Find the string "matplotlib" in the data, then copy every line where it is found.

******

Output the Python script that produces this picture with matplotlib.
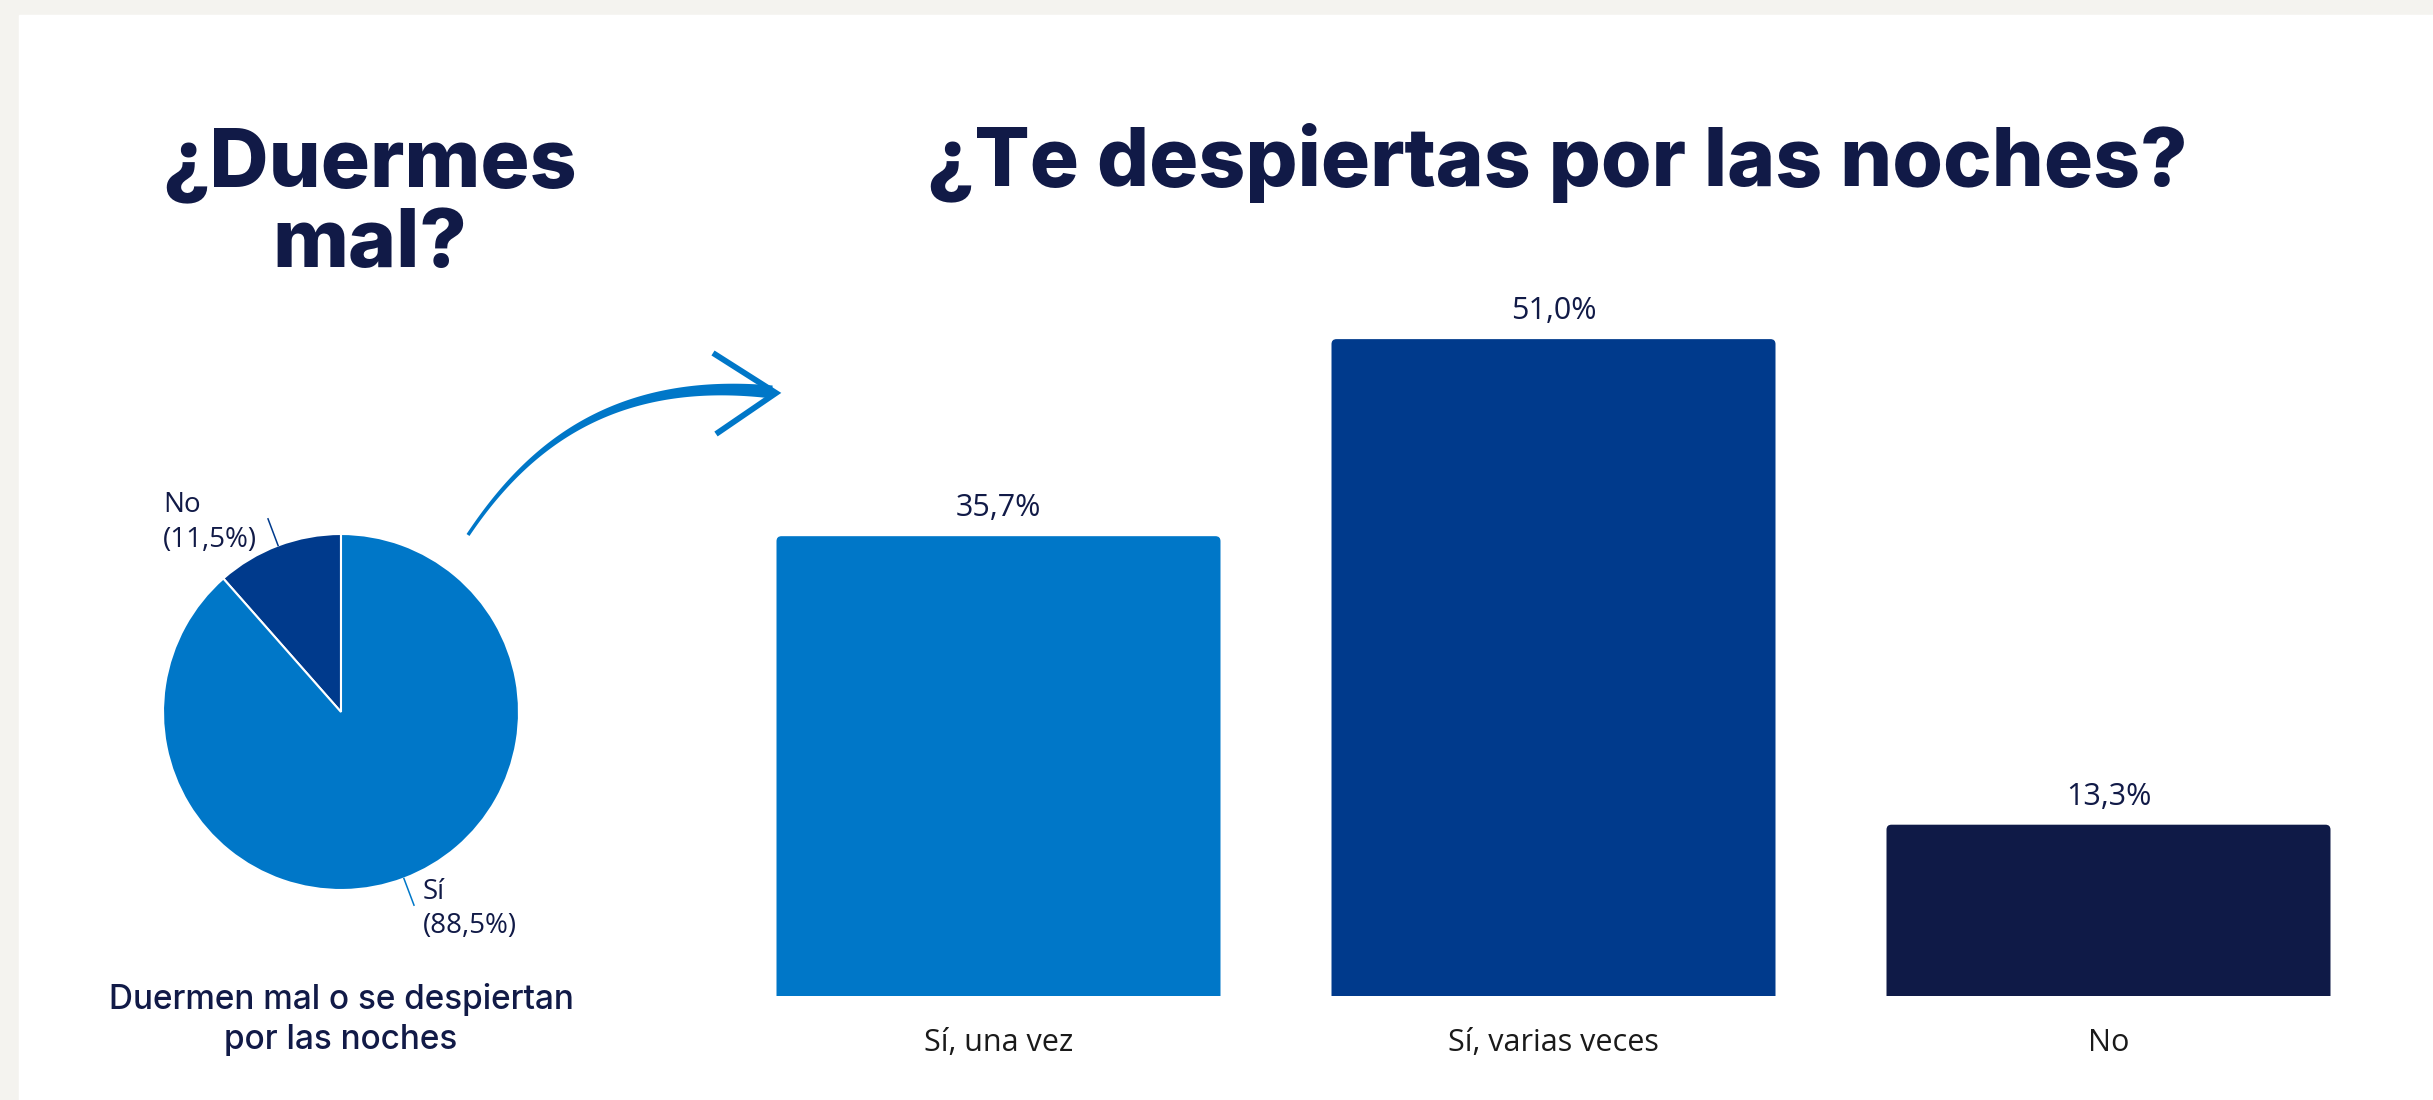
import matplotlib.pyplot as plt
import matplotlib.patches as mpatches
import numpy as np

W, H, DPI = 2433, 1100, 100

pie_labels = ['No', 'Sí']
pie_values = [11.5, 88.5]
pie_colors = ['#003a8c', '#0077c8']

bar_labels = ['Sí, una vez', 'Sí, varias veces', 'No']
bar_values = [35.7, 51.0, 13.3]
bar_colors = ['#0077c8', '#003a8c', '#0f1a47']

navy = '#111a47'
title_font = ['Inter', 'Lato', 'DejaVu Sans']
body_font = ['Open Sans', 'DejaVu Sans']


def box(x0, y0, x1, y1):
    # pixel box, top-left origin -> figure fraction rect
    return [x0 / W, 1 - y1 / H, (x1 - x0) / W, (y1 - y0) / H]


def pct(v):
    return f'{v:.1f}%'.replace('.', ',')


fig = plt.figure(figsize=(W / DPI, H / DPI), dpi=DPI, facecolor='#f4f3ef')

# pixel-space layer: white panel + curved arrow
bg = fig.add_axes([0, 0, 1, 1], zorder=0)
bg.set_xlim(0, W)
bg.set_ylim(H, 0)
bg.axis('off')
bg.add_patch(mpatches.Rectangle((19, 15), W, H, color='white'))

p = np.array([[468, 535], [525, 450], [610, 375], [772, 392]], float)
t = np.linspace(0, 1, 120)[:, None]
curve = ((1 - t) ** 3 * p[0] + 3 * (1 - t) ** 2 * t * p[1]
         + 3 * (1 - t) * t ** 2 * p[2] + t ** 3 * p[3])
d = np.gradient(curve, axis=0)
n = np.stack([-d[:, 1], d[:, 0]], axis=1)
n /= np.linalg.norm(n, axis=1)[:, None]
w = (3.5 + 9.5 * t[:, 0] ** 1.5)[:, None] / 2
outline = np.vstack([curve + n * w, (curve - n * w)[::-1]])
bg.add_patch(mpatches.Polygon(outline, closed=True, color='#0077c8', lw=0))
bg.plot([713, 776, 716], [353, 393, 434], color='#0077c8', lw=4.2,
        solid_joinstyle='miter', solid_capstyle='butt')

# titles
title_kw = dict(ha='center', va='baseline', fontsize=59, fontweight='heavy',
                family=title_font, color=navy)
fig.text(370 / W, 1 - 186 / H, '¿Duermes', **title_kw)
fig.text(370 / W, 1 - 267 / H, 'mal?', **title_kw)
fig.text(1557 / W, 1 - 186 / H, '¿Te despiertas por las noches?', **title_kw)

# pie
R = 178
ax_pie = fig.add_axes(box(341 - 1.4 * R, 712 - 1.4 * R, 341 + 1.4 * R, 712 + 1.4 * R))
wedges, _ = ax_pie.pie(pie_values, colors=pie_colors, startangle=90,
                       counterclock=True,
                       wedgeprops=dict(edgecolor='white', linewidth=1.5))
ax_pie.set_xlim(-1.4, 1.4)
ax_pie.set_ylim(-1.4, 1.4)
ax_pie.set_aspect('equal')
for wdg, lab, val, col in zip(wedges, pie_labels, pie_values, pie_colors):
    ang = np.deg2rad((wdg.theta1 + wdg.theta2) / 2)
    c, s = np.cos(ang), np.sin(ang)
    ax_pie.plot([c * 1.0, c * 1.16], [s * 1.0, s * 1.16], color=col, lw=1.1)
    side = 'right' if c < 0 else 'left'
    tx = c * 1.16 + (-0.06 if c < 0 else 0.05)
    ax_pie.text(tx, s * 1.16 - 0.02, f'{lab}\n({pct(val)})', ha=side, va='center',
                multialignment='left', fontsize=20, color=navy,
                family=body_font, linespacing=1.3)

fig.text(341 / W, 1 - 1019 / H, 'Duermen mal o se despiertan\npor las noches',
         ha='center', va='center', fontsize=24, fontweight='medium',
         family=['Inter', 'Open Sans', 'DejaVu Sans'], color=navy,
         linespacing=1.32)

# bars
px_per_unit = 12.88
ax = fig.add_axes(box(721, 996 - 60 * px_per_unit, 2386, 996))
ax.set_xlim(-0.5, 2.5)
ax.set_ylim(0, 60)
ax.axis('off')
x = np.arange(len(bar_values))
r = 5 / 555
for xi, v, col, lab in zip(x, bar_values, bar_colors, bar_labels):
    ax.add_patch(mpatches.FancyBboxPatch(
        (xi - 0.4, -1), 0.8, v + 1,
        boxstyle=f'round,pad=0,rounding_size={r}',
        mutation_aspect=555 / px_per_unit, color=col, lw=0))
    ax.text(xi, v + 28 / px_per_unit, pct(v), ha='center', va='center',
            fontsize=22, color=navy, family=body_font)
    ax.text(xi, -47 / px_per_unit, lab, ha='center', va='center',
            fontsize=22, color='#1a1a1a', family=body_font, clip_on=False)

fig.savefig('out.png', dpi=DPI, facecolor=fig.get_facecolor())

******

_Exercise answer_
Output the Python script that produces this picture with matplotlib.
import matplotlib.pyplot as plt
import matplotlib.patches as mpatches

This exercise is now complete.